For many of the students, the challenges have been the character-forming substance that has enabled their success. Bulumko Dukada, a second year BCom Economics major, was tentative about university because of his English ability. With the aid of the Extended Studies programme, however, he was able to complete his first year with high marks. Dukada is determined to complete the degree that his father started but was unable to finish over a decade ago. “I wanted to follow in his footsteps,” said Dukada, who intends doing his Honours.

Acknowledging the role others have played in their success is a common quality among bursary recipients. Kanyisa Yantolo, a second year BCom Accounting major, was raised by a single mother who attended Rhodes as a mature student.
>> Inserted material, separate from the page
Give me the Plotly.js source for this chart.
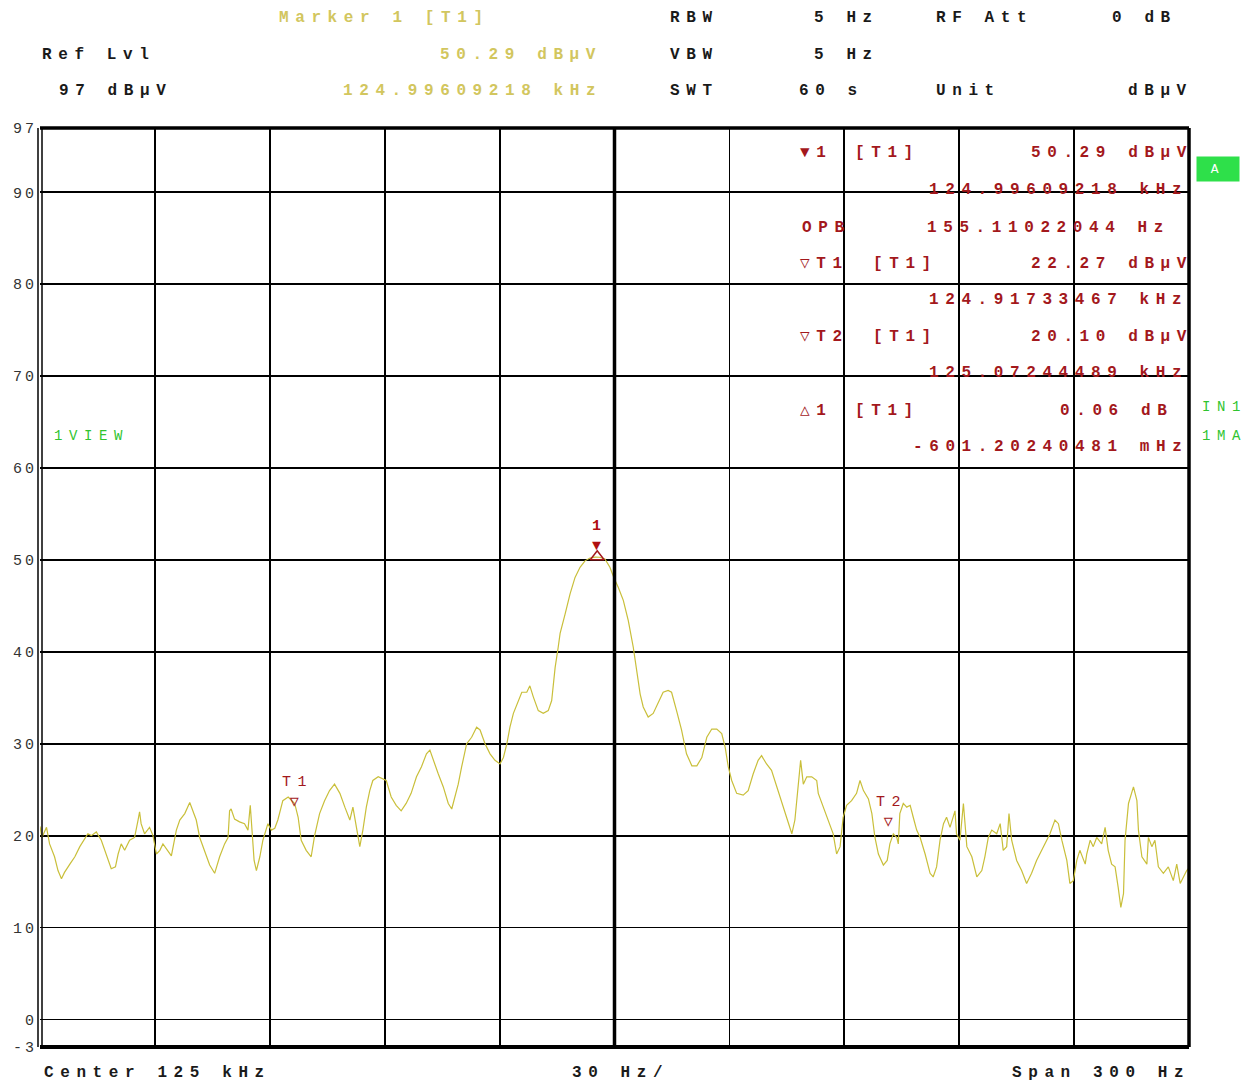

Watching her mother study, work and raise a family made a profound impact. Yantolo credits her mother for her own work ethic and for her coming to Rhodes. “The decision for me to come to Rhodes was hers,” she said, “She wanted me to come here because it’s the best.” Since then, Yantolo has embraced the decision, “You get a chance to explore who you are here. You can be more introspective [in Grahamstown]. I’ve matured academically and socially,” she said.

The total value of the bursaries awarded this year was R124 000, funding 55 percent of eligible applicants. Though the amount varies each year, it is important that the funding is not spread too thinly amongst students, said Prof Walker. The hope is that the recipients will be given everything they need to succeed so that they can pass on the generosity. Addressing the recipients, Prof Walker said candidly, “I hope when you do graduate from Rhodes University and start making money, you too will give to the Old Rhodian Union.”